BEGIN Supplied information
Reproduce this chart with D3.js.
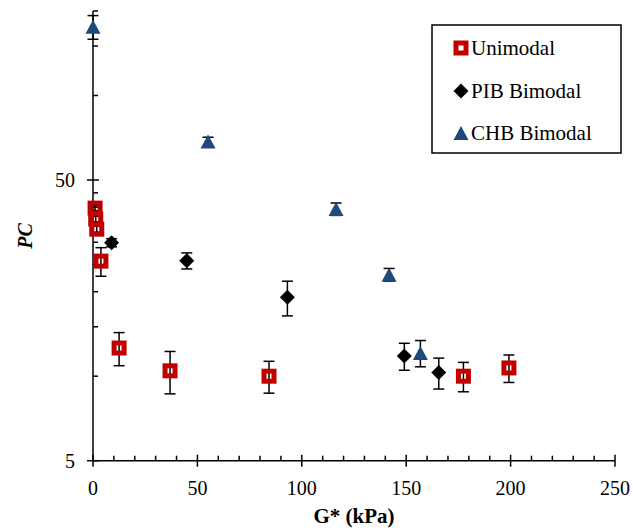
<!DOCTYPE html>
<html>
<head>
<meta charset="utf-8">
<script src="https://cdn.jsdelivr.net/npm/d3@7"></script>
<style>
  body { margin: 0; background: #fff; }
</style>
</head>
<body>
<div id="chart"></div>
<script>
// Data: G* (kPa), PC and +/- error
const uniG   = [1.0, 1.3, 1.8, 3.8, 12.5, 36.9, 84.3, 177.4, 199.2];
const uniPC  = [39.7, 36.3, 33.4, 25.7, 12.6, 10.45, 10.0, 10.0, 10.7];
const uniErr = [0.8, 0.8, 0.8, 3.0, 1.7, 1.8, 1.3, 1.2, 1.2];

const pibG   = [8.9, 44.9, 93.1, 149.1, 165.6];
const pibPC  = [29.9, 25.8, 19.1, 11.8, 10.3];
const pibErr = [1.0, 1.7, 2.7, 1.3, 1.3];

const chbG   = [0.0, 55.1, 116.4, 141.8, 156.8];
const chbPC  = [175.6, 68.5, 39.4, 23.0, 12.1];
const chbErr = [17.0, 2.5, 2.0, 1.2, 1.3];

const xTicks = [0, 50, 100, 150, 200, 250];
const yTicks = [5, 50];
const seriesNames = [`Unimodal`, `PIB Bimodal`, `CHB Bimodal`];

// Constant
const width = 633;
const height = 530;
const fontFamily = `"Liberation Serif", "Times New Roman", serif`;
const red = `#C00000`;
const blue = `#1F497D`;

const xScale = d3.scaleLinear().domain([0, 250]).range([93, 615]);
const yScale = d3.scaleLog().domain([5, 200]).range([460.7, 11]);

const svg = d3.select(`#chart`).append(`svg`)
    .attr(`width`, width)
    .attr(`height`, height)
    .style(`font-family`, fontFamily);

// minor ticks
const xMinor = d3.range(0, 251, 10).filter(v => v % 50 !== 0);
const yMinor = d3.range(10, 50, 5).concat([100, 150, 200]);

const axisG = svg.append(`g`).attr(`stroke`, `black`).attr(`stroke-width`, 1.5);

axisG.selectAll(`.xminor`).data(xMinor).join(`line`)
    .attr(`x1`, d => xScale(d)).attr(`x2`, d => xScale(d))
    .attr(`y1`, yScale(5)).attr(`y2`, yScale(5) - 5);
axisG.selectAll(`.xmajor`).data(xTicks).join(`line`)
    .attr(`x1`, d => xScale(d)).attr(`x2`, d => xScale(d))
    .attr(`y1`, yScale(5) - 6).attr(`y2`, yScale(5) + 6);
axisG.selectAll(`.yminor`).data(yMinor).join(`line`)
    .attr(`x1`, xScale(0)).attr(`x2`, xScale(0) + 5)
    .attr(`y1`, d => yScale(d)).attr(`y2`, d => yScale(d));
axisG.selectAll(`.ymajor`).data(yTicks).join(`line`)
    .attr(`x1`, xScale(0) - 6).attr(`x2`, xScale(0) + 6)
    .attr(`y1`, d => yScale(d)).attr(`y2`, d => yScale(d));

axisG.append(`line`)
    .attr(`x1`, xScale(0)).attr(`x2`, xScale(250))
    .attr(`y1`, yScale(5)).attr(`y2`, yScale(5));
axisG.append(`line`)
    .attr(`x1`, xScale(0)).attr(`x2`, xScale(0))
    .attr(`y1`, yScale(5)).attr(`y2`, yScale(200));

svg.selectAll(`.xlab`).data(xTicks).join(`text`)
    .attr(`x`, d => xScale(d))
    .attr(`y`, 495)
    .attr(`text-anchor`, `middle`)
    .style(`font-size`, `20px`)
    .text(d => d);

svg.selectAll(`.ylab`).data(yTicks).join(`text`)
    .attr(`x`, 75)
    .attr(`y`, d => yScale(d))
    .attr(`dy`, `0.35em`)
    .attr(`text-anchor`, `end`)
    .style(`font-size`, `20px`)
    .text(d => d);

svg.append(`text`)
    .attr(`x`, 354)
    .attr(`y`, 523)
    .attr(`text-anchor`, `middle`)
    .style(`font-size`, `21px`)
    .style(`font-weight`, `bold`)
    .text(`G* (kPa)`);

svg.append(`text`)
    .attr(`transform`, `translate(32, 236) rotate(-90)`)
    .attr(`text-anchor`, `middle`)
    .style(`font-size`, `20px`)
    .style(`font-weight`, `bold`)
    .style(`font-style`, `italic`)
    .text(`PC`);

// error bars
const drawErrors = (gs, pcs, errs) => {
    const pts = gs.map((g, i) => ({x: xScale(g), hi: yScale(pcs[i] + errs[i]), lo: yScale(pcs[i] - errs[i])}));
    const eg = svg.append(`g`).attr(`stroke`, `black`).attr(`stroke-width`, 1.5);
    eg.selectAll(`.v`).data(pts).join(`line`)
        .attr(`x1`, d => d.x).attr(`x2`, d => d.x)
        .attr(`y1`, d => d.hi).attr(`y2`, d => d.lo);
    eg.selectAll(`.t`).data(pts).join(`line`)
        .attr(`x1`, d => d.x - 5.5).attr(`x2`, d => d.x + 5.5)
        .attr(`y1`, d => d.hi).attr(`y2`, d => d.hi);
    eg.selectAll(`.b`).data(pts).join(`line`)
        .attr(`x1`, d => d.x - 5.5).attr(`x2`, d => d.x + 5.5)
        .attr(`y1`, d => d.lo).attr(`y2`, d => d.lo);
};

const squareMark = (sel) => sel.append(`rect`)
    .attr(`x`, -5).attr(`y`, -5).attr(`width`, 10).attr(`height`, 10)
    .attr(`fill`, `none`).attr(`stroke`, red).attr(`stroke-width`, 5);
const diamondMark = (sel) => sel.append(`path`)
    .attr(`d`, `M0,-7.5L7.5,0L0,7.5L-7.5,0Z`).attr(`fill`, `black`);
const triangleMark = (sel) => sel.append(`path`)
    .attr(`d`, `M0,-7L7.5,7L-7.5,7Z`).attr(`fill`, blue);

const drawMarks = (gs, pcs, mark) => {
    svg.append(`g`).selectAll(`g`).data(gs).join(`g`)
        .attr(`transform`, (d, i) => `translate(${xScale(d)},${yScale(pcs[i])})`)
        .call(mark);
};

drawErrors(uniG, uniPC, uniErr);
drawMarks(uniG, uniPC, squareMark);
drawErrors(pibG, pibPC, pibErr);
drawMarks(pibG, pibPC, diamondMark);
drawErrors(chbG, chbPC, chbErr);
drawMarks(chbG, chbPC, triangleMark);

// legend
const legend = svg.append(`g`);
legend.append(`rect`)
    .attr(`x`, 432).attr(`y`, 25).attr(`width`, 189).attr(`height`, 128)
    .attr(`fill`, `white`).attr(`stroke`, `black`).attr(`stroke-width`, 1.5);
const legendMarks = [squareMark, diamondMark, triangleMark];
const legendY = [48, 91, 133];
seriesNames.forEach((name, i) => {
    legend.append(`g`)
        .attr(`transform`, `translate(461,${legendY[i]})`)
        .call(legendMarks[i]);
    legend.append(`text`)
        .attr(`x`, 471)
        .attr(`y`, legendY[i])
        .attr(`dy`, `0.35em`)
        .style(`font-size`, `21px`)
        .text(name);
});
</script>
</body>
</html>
END Supplied information
- [Given exercise]:
Quote every line word for word and keep the images out of the copy.

- [Complete response]:
Reproduce this chart with D3.js.
<!DOCTYPE html>
<html>
<head>
<meta charset="utf-8">
<script src="https://cdn.jsdelivr.net/npm/d3@7"></script>
<style>
  body { margin: 0; background: #fff; }
</style>
</head>
<body>
<div id="chart"></div>
<script>
// Data: G* (kPa), PC and +/- error
const uniG   = [1.0, 1.3, 1.8, 3.8, 12.5, 36.9, 84.3, 177.4, 199.2];
const uniPC  = [39.7, 36.3, 33.4, 25.7, 12.6, 10.45, 10.0, 10.0, 10.7];
const uniErr = [0.8, 0.8, 0.8, 3.0, 1.7, 1.8, 1.3, 1.2, 1.2];

const pibG   = [8.9, 44.9, 93.1, 149.1, 165.6];
const pibPC  = [29.9, 25.8, 19.1, 11.8, 10.3];
const pibErr = [1.0, 1.7, 2.7, 1.3, 1.3];

const chbG   = [0.0, 55.1, 116.4, 141.8, 156.8];
const chbPC  = [175.6, 68.5, 39.4, 23.0, 12.1];
const chbErr = [17.0, 2.5, 2.0, 1.2, 1.3];

const xTicks = [0, 50, 100, 150, 200, 250];
const yTicks = [5, 50];
const seriesNames = [`Unimodal`, `PIB Bimodal`, `CHB Bimodal`];

// Constant
const width = 633;
const height = 530;
const fontFamily = `"Liberation Serif", "Times New Roman", serif`;
const red = `#C00000`;
const blue = `#1F497D`;

const xScale = d3.scaleLinear().domain([0, 250]).range([93, 615]);
const yScale = d3.scaleLog().domain([5, 200]).range([460.7, 11]);

const svg = d3.select(`#chart`).append(`svg`)
    .attr(`width`, width)
    .attr(`height`, height)
    .style(`font-family`, fontFamily);

// minor ticks
const xMinor = d3.range(0, 251, 10).filter(v => v % 50 !== 0);
const yMinor = d3.range(10, 50, 5).concat([100, 150, 200]);

const axisG = svg.append(`g`).attr(`stroke`, `black`).attr(`stroke-width`, 1.5);

axisG.selectAll(`.xminor`).data(xMinor).join(`line`)
    .attr(`x1`, d => xScale(d)).attr(`x2`, d => xScale(d))
    .attr(`y1`, yScale(5)).attr(`y2`, yScale(5) - 5);
axisG.selectAll(`.xmajor`).data(xTicks).join(`line`)
    .attr(`x1`, d => xScale(d)).attr(`x2`, d => xScale(d))
    .attr(`y1`, yScale(5) - 6).attr(`y2`, yScale(5) + 6);
axisG.selectAll(`.yminor`).data(yMinor).join(`line`)
    .attr(`x1`, xScale(0)).attr(`x2`, xScale(0) + 5)
    .attr(`y1`, d => yScale(d)).attr(`y2`, d => yScale(d));
axisG.selectAll(`.ymajor`).data(yTicks).join(`line`)
    .attr(`x1`, xScale(0) - 6).attr(`x2`, xScale(0) + 6)
    .attr(`y1`, d => yScale(d)).attr(`y2`, d => yScale(d));

axisG.append(`line`)
    .attr(`x1`, xScale(0)).attr(`x2`, xScale(250))
    .attr(`y1`, yScale(5)).attr(`y2`, yScale(5));
axisG.append(`line`)
    .attr(`x1`, xScale(0)).attr(`x2`, xScale(0))
    .attr(`y1`, yScale(5)).attr(`y2`, yScale(200));

svg.selectAll(`.xlab`).data(xTicks).join(`text`)
    .attr(`x`, d => xScale(d))
    .attr(`y`, 495)
    .attr(`text-anchor`, `middle`)
    .style(`font-size`, `20px`)
    .text(d => d);

svg.selectAll(`.ylab`).data(yTicks).join(`text`)
    .attr(`x`, 75)
    .attr(`y`, d => yScale(d))
    .attr(`dy`, `0.35em`)
    .attr(`text-anchor`, `end`)
    .style(`font-size`, `20px`)
    .text(d => d);

svg.append(`text`)
    .attr(`x`, 354)
    .attr(`y`, 523)
    .attr(`text-anchor`, `middle`)
    .style(`font-size`, `21px`)
    .style(`font-weight`, `bold`)
    .text(`G* (kPa)`);

svg.append(`text`)
    .attr(`transform`, `translate(32, 236) rotate(-90)`)
    .attr(`text-anchor`, `middle`)
    .style(`font-size`, `20px`)
    .style(`font-weight`, `bold`)
    .style(`font-style`, `italic`)
    .text(`PC`);

// error bars
const drawErrors = (gs, pcs, errs) => {
    const pts = gs.map((g, i) => ({x: xScale(g), hi: yScale(pcs[i] + errs[i]), lo: yScale(pcs[i] - errs[i])}));
    const eg = svg.append(`g`).attr(`stroke`, `black`).attr(`stroke-width`, 1.5);
    eg.selectAll(`.v`).data(pts).join(`line`)
        .attr(`x1`, d => d.x).attr(`x2`, d => d.x)
        .attr(`y1`, d => d.hi).attr(`y2`, d => d.lo);
    eg.selectAll(`.t`).data(pts).join(`line`)
        .attr(`x1`, d => d.x - 5.5).attr(`x2`, d => d.x + 5.5)
        .attr(`y1`, d => d.hi).attr(`y2`, d => d.hi);
    eg.selectAll(`.b`).data(pts).join(`line`)
        .attr(`x1`, d => d.x - 5.5).attr(`x2`, d => d.x + 5.5)
        .attr(`y1`, d => d.lo).attr(`y2`, d => d.lo);
};

const squareMark = (sel) => sel.append(`rect`)
    .attr(`x`, -5).attr(`y`, -5).attr(`width`, 10).attr(`height`, 10)
    .attr(`fill`, `none`).attr(`stroke`, red).attr(`stroke-width`, 5);
const diamondMark = (sel) => sel.append(`path`)
    .attr(`d`, `M0,-7.5L7.5,0L0,7.5L-7.5,0Z`).attr(`fill`, `black`);
const triangleMark = (sel) => sel.append(`path`)
    .attr(`d`, `M0,-7L7.5,7L-7.5,7Z`).attr(`fill`, blue);

const drawMarks = (gs, pcs, mark) => {
    svg.append(`g`).selectAll(`g`).data(gs).join(`g`)
        .attr(`transform`, (d, i) => `translate(${xScale(d)},${yScale(pcs[i])})`)
        .call(mark);
};

drawErrors(uniG, uniPC, uniErr);
drawMarks(uniG, uniPC, squareMark);
drawErrors(pibG, pibPC, pibErr);
drawMarks(pibG, pibPC, diamondMark);
drawErrors(chbG, chbPC, chbErr);
drawMarks(chbG, chbPC, triangleMark);

// legend
const legend = svg.append(`g`);
legend.append(`rect`)
    .attr(`x`, 432).attr(`y`, 25).attr(`width`, 189).attr(`height`, 128)
    .attr(`fill`, `white`).attr(`stroke`, `black`).attr(`stroke-width`, 1.5);
const legendMarks = [squareMark, diamondMark, triangleMark];
const legendY = [48, 91, 133];
seriesNames.forEach((name, i) => {
    legend.append(`g`)
        .attr(`transform`, `translate(461,${legendY[i]})`)
        .call(legendMarks[i]);
    legend.append(`text`)
        .attr(`x`, 471)
        .attr(`y`, legendY[i])
        .attr(`dy`, `0.35em`)
        .style(`font-size`, `21px`)
        .text(name);
});
</script>
</body>
</html>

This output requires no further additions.